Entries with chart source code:
-- Start --
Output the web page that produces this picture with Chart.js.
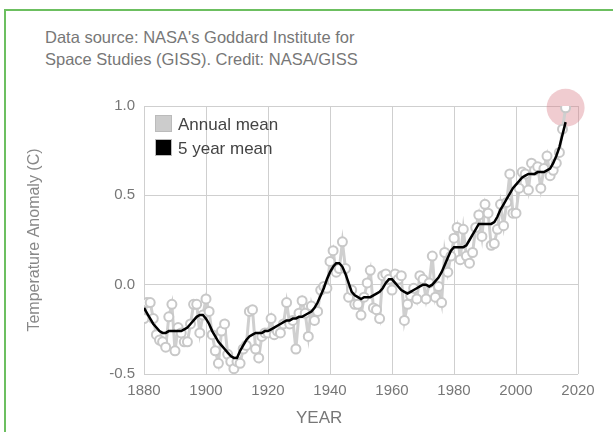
<!DOCTYPE html>
<html>
<head>
<meta charset="utf-8">
<script src="https://cdn.jsdelivr.net/npm/chart.js@4.4.0/dist/chart.umd.min.js"></script>
<style>
  body { margin: 0; background: #fff; font-family: "Liberation Sans", Arial, sans-serif; }
  #wrap { position: relative; width: 613px; height: 432px; overflow: hidden; }
  #frame { position: absolute; left: 4px; top: 9px; width: 700px; height: 500px; border: 2px solid #6cbf60; }
  #credit { position: absolute; left: 45px; top: 26px; font-size: 16.5px; line-height: 22px; color: #777; }
  #myChart { position: absolute; left: 0; top: 0; }
  .lg { position: absolute; left: 155px; font-size: 17px; color: #444; line-height: 18px; }
  .lg span { display: inline-block; width: 15px; height: 15px; border: 1px solid #bbb; vertical-align: -2px; margin-right: 6px; }
  #xtitle { position: absolute; left: 296px; top: 408px; font-size: 17px; color: #777; }
</style>
</head>
<body>
<div id="wrap">
  <div id="frame"></div>
  <div id="credit">Data source: NASA's Goddard Institute for<br>Space Studies (GISS). Credit: NASA/GISS</div>
  <canvas id="myChart" width="613" height="432"></canvas>
  <div class="lg" style="top:115px"><span style="background:#ccc"></span>Annual mean</div>
  <div class="lg" style="top:139px"><span style="background:#000"></span>5 year mean</div>
  <div id="xtitle">YEAR</div>
</div>
<script>
const firstYear = 1880;
const xTicks = [1880, 1900, 1920, 1940, 1960, 1980, 2000, 2020];
const yTicks = [-0.5, 0.0, 0.5, 1.0];

// annual mean, 1880..2016
const annualMean = [
  -0.19, -0.10, -0.10, -0.19, -0.28, -0.31, -0.32, -0.35, -0.18, -0.11,
  -0.37, -0.24, -0.27, -0.32, -0.32, -0.22, -0.11, -0.11, -0.27, -0.17,
  -0.08, -0.15, -0.28, -0.37, -0.44, -0.26, -0.22, -0.39, -0.43, -0.47,
  -0.43, -0.44, -0.36, -0.34, -0.15, -0.14, -0.36, -0.41, -0.29, -0.27,
  -0.27, -0.19, -0.28, -0.26, -0.27, -0.22, -0.10, -0.22, -0.20, -0.36,
  -0.16, -0.09, -0.16, -0.29, -0.12, -0.20, -0.15, -0.03, -0.01, -0.02,
   0.13,  0.19,  0.07,  0.09,  0.24,  0.09, -0.07, -0.03, -0.11, -0.11,
  -0.17, -0.07,  0.01,  0.08, -0.13, -0.14, -0.19,  0.05,  0.06,  0.03,
  -0.03,  0.06,  0.03,  0.05, -0.20, -0.11, -0.06, -0.02, -0.08,  0.05,
   0.03, -0.08,  0.01,  0.16, -0.07, -0.01, -0.10,  0.18,  0.07,  0.16,
   0.26,  0.32,  0.14,  0.31,  0.16,  0.12,  0.18,  0.32,  0.39,  0.27,
   0.45,  0.40,  0.22,  0.23,  0.31,  0.45,  0.33,  0.46,  0.62,  0.40,
   0.40,  0.54,  0.63,  0.62,  0.53,  0.68,  0.64,  0.66,  0.54,  0.65,
   0.72,  0.61,  0.64,  0.68,  0.74,  0.87,  0.99
];

// 5 year mean, 1880..2016
const fiveYearMean = [
  -0.13, -0.16, -0.19, -0.22, -0.24, -0.26, -0.27, -0.27, -0.26, -0.26,
  -0.26, -0.26, -0.26, -0.25, -0.24, -0.22, -0.20, -0.18, -0.17, -0.17,
  -0.19, -0.22, -0.26, -0.29, -0.32, -0.34, -0.36, -0.38, -0.40, -0.41,
  -0.41, -0.37, -0.34, -0.31, -0.29, -0.28, -0.27, -0.27, -0.27, -0.26,
  -0.26, -0.25, -0.24, -0.23, -0.22, -0.21, -0.20, -0.20, -0.19, -0.19,
  -0.18, -0.18, -0.17, -0.16, -0.15, -0.13, -0.10, -0.06, -0.02,  0.03,
   0.07,  0.10,  0.12,  0.12,  0.10,  0.06,  0.01, -0.04, -0.06, -0.07,
  -0.08, -0.07, -0.07, -0.07, -0.06, -0.05, -0.04, -0.02,  0.01,  0.03,
   0.03,  0.01, -0.01, -0.03, -0.04, -0.05, -0.04, -0.03, -0.02, -0.01,
   0.00,  0.00, -0.01,  0.00,  0.02,  0.04,  0.07,  0.11,  0.15,  0.19,
   0.21,  0.21,  0.21,  0.21,  0.22,  0.25,  0.28,  0.31,  0.34,  0.34,
   0.34,  0.34,  0.34,  0.35,  0.38,  0.42,  0.45,  0.48,  0.51,  0.54,
   0.56,  0.58,  0.60,  0.61,  0.62,  0.62,  0.62,  0.63,  0.63,  0.63,
   0.64,  0.65,  0.68,  0.72,  0.77,  0.84,  0.91
];

const toPoints = arr => arr.map((v, i) => ({ x: firstYear + i, y: v }));
const lastIdx = annualMean.length - 1;

const ctx = document.getElementById('myChart');
new Chart(ctx, {
  type: 'line',
  data: {
    datasets: [
      {
        label: '5 year mean',
        data: toPoints(fiveYearMean),
        borderColor: '#000',
        borderWidth: 2.5,
        pointRadius: 0,
        tension: 0
      },
      {
        label: 'Annual mean',
        data: toPoints(annualMean),
        borderColor: '#cfcfcf',
        borderWidth: 3,
        pointRadius: 4.5,
        pointBorderWidth: 2,
        pointBorderColor: '#c8c8c8',
        pointBackgroundColor: '#fff',
        tension: 0
      },
      {
        label: 'latest',
        data: [{ x: firstYear + lastIdx, y: annualMean[lastIdx] }],
        showLine: false,
        clip: false,
        pointRadius: 19,
        pointBorderWidth: 0,
        pointBackgroundColor: 'rgba(215, 120, 132, 0.38)'
      }
    ]
  },
  options: {
    animation: false,
    responsive: false,
    layout: { padding: { left: 20, top: 106, right: 35, bottom: 36 } },
    plugins: { legend: { display: false }, tooltip: { enabled: false } },
    scales: {
      x: {
        type: 'linear',
        min: xTicks[0],
        max: xTicks[xTicks.length - 1],
        afterBuildTicks: s => { s.ticks = xTicks.map(v => ({ value: v })); },
        afterFit: s => { s.height = 22; },
        grid: { color: '#cfcfcf', drawTicks: false },
        border: { display: false },
        ticks: { color: '#777', padding: 8, font: { size: 15, family: 'Liberation Sans' }, callback: v => String(v) }
      },
      y: {
        min: yTicks[0],
        max: yTicks[yTicks.length - 1],
        afterBuildTicks: s => { s.ticks = yTicks.map(v => ({ value: v })); },
        afterFit: s => { s.width = 124; },
        grid: { color: '#cfcfcf', drawTicks: false },
        border: { display: false },
        ticks: { color: '#777', padding: 9, font: { size: 15, family: 'Liberation Sans' }, callback: v => v.toFixed(1) },
        title: {
          display: true,
          text: 'Temperature Anomaly (C)',
          color: '#888',
          padding: { top: 5, bottom: 0 },
          font: { size: 16, family: 'Liberation Sans' }
        }
      }
    }
  }
});
</script>
</body>
</html>
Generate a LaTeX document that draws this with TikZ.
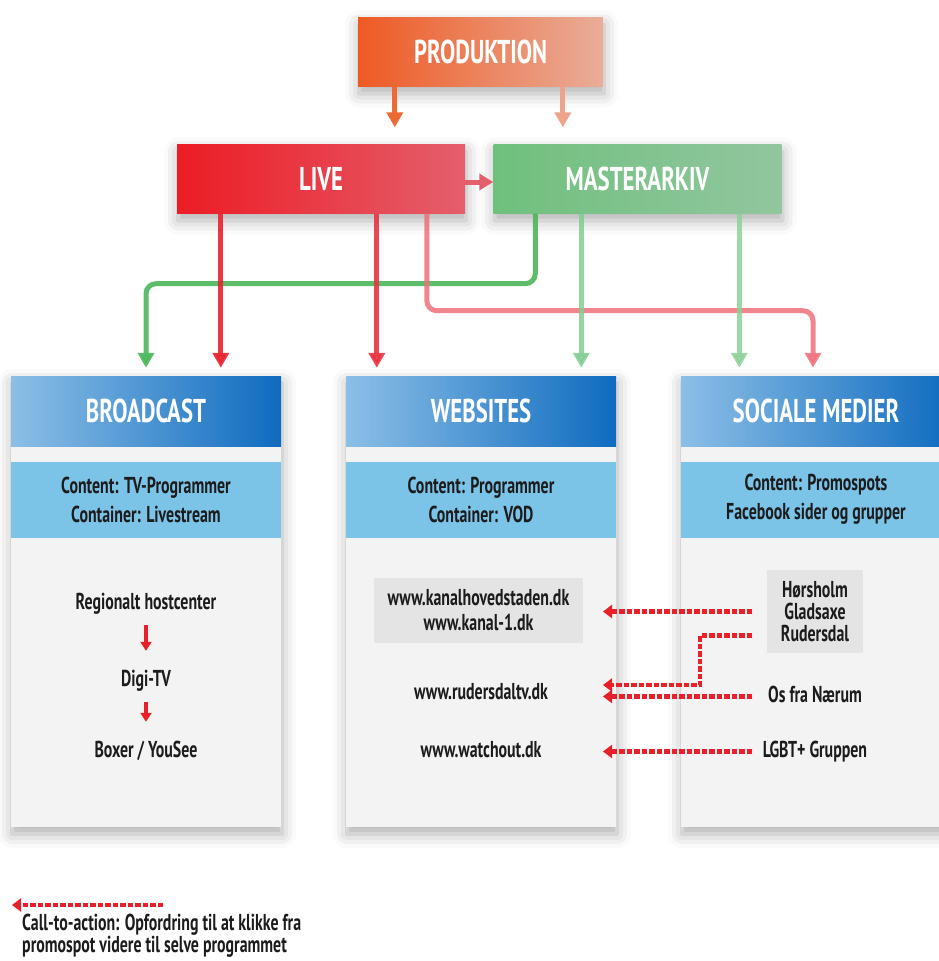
\documentclass[tikz,border=0pt]{standalone}
\usepackage{fontspec}
\setmainfont{PT Sans}[FakeStretch=0.69]
\usepackage{tikz}
\usetikzlibrary{arrows.meta,positioning,calc,shadows.blur}
\definecolor{prodL}{HTML}{EE5A24}
\definecolor{prodR}{HTML}{E9AD98}
\definecolor{liveL}{HTML}{EC1C24}
\definecolor{liveR}{HTML}{E45F6C}
\definecolor{mastL}{HTML}{6FC07D}
\definecolor{mastR}{HTML}{92C69E}
\definecolor{headL}{HTML}{8CBFE6}
\definecolor{headR}{HTML}{0F6BBF}
\definecolor{subblue}{HTML}{7CC3E8}
\definecolor{bodygray}{HTML}{F3F3F3}
\definecolor{itemgray}{HTML}{E4E4E4}
\definecolor{ink}{HTML}{1C1C1C}
\definecolor{ctared}{HTML}{E8202A}
\newcommand{\hdfont}{\fontsize{33}{33}\selectfont\bfseries}
\newcommand{\txfont}{\fontsize{23}{29}\selectfont\bfseries}

\begin{document}
\begin{tikzpicture}[x=1pt,y=-1pt,
  soft/.style={blur shadow={shadow xshift=1pt,shadow yshift=-7pt,shadow blur radius=14pt,shadow opacity=32}},
  topbox/.style={soft,inner sep=0pt,minimum height=69,text=white,font=\hdfont},
  head/.style={inner sep=0pt,minimum width=270,minimum height=70,text=white,font=\hdfont,left color=headL,right color=headR},
  sub/.style={inner sep=0pt,minimum width=270,minimum height=76,fill=subblue,text=ink,font=\txfont,align=center},
  col/.style={soft,inner sep=0pt,minimum width=270,minimum height=451,fill=bodygray},
  item/.style={anchor=base,inner sep=2pt,text=ink,font=\txfont,align=center,text height=16pt,text depth=5pt},
  graybox/.style={inner sep=0pt,fill=itemgray,text=ink,align=center},
  flow/.style={line width=5pt,rounded corners=10pt,shorten >=8pt,-{Triangle[width=16pt,length=15pt]}},
  down/.style={line width=4pt,ctared,shorten <=9pt,shorten >=17pt,-{Triangle[width=11pt,length=9pt]}},
  cta/.style={line width=4.5pt,ctared,dash pattern=on 5.5pt off 2pt,-{Triangle[width=13pt,length=9pt]}}]
\useasboundingbox (0,0) rectangle (939,961);

\node[topbox,minimum width=245,left color=prodL,right color=prodR] (prod) at (480.5,52) {PRODUKTION};
\node[topbox,minimum width=288,left color=liveL,right color=liveR] (live) at (321,179) {LIVE};
\node[topbox,minimum width=288,left color=mastL,right color=mastR] (master) at (637.5,179) {MASTERARKIV};

\node[col] (bccol) at (146,601.5) {};
\node[col] (webcol) at (481,601.5) {};
\node[col] (soccol) at (816,601.5) {};
\node[head] (bc) at (146,411) {BROADCAST};
\node[head] (web) at (481,411) {WEBSITES};
\node[head] (soc) at (816,411) {SOCIALE MEDIER};
\node[sub] (bcsub) at (146,499.5) {Content: TV-Programmer\\Container: Livestream};
\node[sub] (websub) at (481,499.5) {Content: Programmer\\Container: VOD};
\node[sub] (socsub) at (816,499.5) {Content: Promospots\\Facebook sider og grupper};

\node[item] (rh) at (146,609) {Regionalt hostcenter};
\node[item] (digi) at (146,686) {Digi-TV};
\node[item] (boxer) at (146,757) {Boxer / YouSee};

\node[graybox,minimum width=209,minimum height=65,font=\fontsize{23}{25}\selectfont\bfseries] (kanal) at (478.5,610.5) {www.kanalhovedstaden.dk\\www.kanal-1.dk};
\node[item] (rtv) at (481,699) {www.rudersdaltv.dk};
\node[item] (watch) at (481,757) {www.watchout.dk};

\node[graybox,minimum width=96,minimum height=83,font=\fontsize{23}{22}\selectfont\bfseries] (hgr) at (815,611.5) {Hørsholm\\Gladsaxe\\Rudersdal};
\node[item] (os) at (815,702) {Os fra Nærum};
\node[item] (lgbt) at (815,757) {LGBT+ Gruppen};

\node[anchor=base west,inner sep=0pt,text=ink,align=left,font=\fontsize{23}{22}\selectfont\bfseries] (leg) at (22,952) {Call-to-action: Opfordring til at klikke fra\\promospot videre til selve programmet};

\coordinate (p1) at ([xshift=37pt]prod.south west);
\coordinate (p2) at ([xshift=205pt]prod.south west);
\coordinate (l1) at ([xshift=44pt]live.south west);
\coordinate (l2) at ([xshift=200pt]live.south west);
\coordinate (l3) at ([xshift=250pt]live.south west);
\coordinate (m1) at ([xshift=42pt]master.south west);
\coordinate (m2) at ([xshift=88pt]master.south west);
\coordinate (m3) at ([xshift=246pt]master.south west);

\draw[flow,shorten >=17pt,color={rgb,255:red,238;green,106;blue,53}] (p1) -- (p1 |- live.north);
\draw[flow,shorten >=17pt,color={rgb,255:red,238;green,164;blue,138}] (p2) -- (p2 |- master.north);
\draw[line width=5pt,liveR,-{Triangle[width=16pt,length=14pt]}] ([yshift=-3pt]live.east) -- ([yshift=-3pt]master.west);

\draw[flow,opacity=.9,color={rgb,255:red,76;green,182;blue,90}] (m1) -- ++(0,70) -| (bc.north);
\draw[flow,opacity=.9,color={rgb,255:red,232;green,34;blue,46}] (l1) -- (l1 |- bc.north);
\draw[flow,opacity=.9,color={rgb,255:red,232;green,52;blue,64}] (l2) -- (l2 |- web.north);
\draw[flow,opacity=.85,color={rgb,255:red,238;green,112;blue,122}] (l3) -- ++(0,97) -| ([xshift=-3pt]soc.north);
\draw[flow,opacity=.85,color={rgb,255:red,130;green,205;blue,144}] (m2) -- (m2 |- web.north);
\draw[flow,opacity=.85,color={rgb,255:red,140;green,210;blue,152}] (m3) -- (m3 |- soc.north);

\draw[down] (rh) -- (digi);
\draw[down] (digi) -- (boxer);

\coordinate (ctaR) at (752,0);
\coordinate (ctaL) at (603,0);
\coordinate (ctaB) at (700,0);
\coordinate (g2) at ([yshift=-24pt]hgr.west);
\coordinate (r2) at ([yshift=14pt]rtv.base);
\draw[cta] (ctaR |- hgr.west) -- (ctaL |- hgr.west);
\draw[cta] (ctaR |- g2) -| (ctaB |- r2) -- (ctaL |- r2);
\draw[cta] (ctaR |- os.center) -- (ctaL |- os.center);
\draw[cta] (ctaR |- lgbt.center) -- (ctaL |- lgbt.center);
\draw[cta] ([xshift=141pt,yshift=47pt]leg.base west) -- ([xshift=-10pt,yshift=47pt]leg.base west);
\end{tikzpicture}
\end{document}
-- End --
# Your task
Print the data above verbatim from the first line through the line holding "const yTicks = [-0.5, 0.0, 0.5, 1.0];", leaving every picture out.

# Answer for the task
Output the web page that produces this picture with Chart.js.
<!DOCTYPE html>
<html>
<head>
<meta charset="utf-8">
<script src="https://cdn.jsdelivr.net/npm/chart.js@4.4.0/dist/chart.umd.min.js"></script>
<style>
  body { margin: 0; background: #fff; font-family: "Liberation Sans", Arial, sans-serif; }
  #wrap { position: relative; width: 613px; height: 432px; overflow: hidden; }
  #frame { position: absolute; left: 4px; top: 9px; width: 700px; height: 500px; border: 2px solid #6cbf60; }
  #credit { position: absolute; left: 45px; top: 26px; font-size: 16.5px; line-height: 22px; color: #777; }
  #myChart { position: absolute; left: 0; top: 0; }
  .lg { position: absolute; left: 155px; font-size: 17px; color: #444; line-height: 18px; }
  .lg span { display: inline-block; width: 15px; height: 15px; border: 1px solid #bbb; vertical-align: -2px; margin-right: 6px; }
  #xtitle { position: absolute; left: 296px; top: 408px; font-size: 17px; color: #777; }
</style>
</head>
<body>
<div id="wrap">
  <div id="frame"></div>
  <div id="credit">Data source: NASA's Goddard Institute for<br>Space Studies (GISS). Credit: NASA/GISS</div>
  <canvas id="myChart" width="613" height="432"></canvas>
  <div class="lg" style="top:115px"><span style="background:#ccc"></span>Annual mean</div>
  <div class="lg" style="top:139px"><span style="background:#000"></span>5 year mean</div>
  <div id="xtitle">YEAR</div>
</div>
<script>
const firstYear = 1880;
const xTicks = [1880, 1900, 1920, 1940, 1960, 1980, 2000, 2020];
const yTicks = [-0.5, 0.0, 0.5, 1.0];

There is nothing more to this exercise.